> **TASK INSTRUCTIONS**: Output the first line of the listing and each line after it, up to and including the line that contains "import plotly.graph_objects as go", exactly as written, minus the pictures.

> **DATA SHOWN**:

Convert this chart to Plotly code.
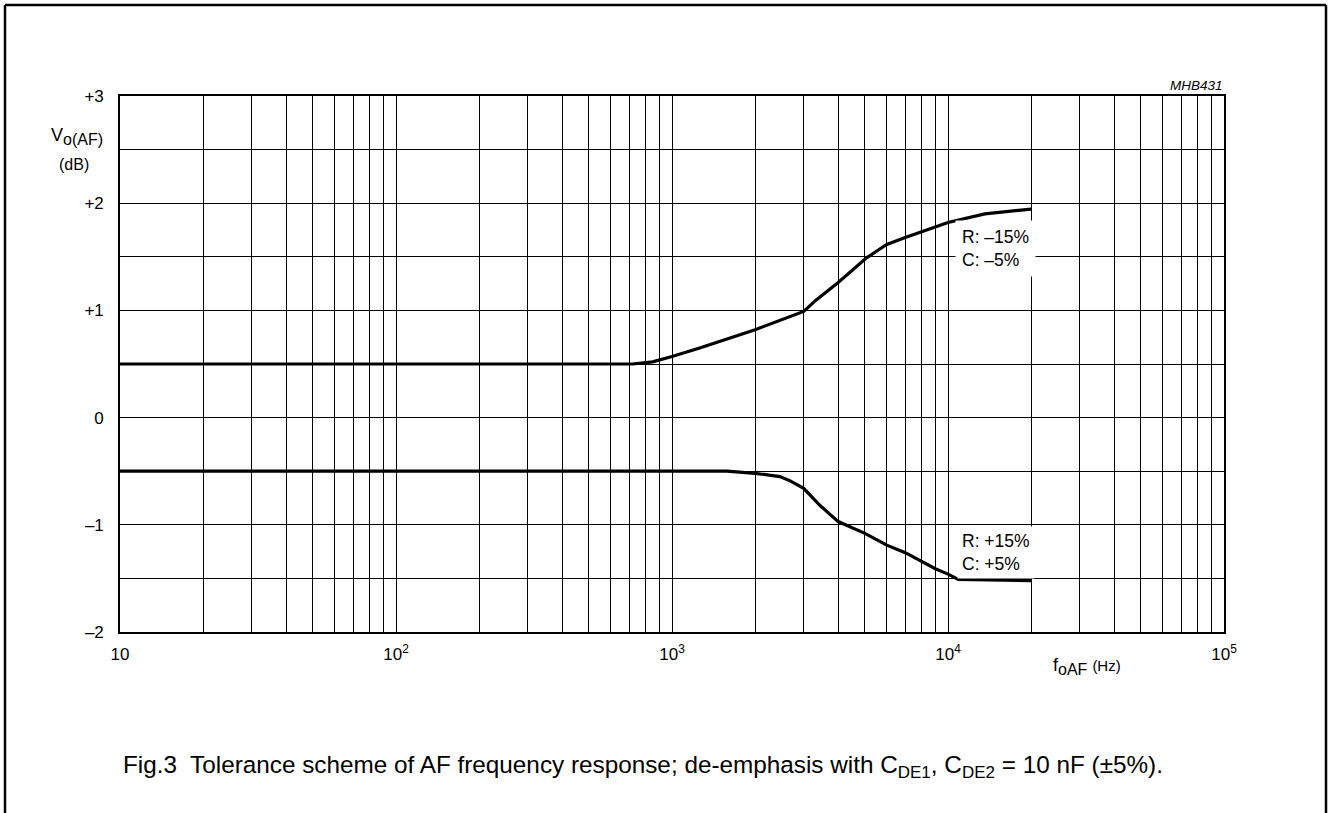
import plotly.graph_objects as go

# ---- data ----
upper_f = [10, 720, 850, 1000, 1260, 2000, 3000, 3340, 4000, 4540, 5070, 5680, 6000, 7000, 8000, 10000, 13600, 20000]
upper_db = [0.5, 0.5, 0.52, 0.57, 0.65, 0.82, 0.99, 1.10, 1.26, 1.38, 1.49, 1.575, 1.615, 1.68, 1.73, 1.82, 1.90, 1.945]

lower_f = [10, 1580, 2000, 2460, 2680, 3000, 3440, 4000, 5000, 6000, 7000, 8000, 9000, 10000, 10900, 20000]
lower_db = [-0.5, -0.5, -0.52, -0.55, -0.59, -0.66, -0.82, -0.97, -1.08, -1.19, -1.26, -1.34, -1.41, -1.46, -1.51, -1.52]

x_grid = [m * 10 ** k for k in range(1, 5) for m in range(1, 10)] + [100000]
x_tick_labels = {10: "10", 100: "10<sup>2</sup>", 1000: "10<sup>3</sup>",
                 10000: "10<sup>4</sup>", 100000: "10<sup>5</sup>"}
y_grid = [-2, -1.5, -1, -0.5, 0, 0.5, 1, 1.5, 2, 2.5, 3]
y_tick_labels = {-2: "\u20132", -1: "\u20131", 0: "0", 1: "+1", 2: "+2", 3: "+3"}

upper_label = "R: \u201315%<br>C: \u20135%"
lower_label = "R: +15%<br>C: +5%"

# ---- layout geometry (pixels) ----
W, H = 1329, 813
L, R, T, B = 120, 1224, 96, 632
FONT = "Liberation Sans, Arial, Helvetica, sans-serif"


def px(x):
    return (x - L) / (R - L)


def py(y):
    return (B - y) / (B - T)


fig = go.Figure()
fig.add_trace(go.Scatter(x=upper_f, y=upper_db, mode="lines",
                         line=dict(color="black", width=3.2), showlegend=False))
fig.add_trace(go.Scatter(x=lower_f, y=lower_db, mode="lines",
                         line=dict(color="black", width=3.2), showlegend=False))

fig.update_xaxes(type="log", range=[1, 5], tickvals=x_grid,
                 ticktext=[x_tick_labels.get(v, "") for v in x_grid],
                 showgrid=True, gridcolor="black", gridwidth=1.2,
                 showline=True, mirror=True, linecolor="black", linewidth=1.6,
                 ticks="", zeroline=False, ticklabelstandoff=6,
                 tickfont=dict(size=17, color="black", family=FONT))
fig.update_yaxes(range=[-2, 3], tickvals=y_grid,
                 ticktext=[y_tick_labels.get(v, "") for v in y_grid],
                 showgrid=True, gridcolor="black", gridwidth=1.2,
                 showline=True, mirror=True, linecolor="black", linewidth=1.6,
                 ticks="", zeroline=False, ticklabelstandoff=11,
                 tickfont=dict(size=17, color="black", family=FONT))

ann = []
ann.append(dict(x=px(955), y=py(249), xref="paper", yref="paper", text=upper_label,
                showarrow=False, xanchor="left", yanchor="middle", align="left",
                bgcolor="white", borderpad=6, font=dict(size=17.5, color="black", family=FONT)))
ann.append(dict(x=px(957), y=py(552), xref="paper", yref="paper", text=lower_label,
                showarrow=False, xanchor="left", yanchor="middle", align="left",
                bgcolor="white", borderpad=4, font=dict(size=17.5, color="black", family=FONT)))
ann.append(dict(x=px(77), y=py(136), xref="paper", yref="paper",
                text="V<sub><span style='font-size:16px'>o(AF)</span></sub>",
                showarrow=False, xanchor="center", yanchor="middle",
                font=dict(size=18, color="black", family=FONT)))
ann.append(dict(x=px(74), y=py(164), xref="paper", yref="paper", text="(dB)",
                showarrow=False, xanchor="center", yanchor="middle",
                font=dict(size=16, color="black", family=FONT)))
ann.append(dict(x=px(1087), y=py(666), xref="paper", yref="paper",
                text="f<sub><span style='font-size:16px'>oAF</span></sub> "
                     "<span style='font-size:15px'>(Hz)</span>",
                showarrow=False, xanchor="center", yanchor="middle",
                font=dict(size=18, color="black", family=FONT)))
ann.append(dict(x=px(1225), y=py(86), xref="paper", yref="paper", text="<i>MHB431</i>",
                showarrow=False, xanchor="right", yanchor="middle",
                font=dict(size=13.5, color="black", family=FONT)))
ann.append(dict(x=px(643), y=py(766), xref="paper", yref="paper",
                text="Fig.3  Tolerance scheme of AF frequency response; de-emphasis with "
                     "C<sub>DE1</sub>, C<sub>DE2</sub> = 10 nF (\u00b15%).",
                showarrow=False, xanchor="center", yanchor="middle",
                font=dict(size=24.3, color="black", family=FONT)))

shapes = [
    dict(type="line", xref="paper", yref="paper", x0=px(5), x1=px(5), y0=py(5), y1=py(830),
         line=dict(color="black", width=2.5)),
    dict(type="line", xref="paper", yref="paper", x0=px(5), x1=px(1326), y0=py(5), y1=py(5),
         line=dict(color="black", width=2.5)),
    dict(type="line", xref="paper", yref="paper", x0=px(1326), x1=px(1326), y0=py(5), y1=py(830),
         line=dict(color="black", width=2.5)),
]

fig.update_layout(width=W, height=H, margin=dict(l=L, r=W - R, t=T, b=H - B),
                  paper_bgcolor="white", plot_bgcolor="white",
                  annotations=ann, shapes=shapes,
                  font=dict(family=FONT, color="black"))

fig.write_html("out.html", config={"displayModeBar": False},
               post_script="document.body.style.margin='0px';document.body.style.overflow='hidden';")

> **SOLUTION BELOW**:
Convert this chart to Plotly code.
import plotly.graph_objects as go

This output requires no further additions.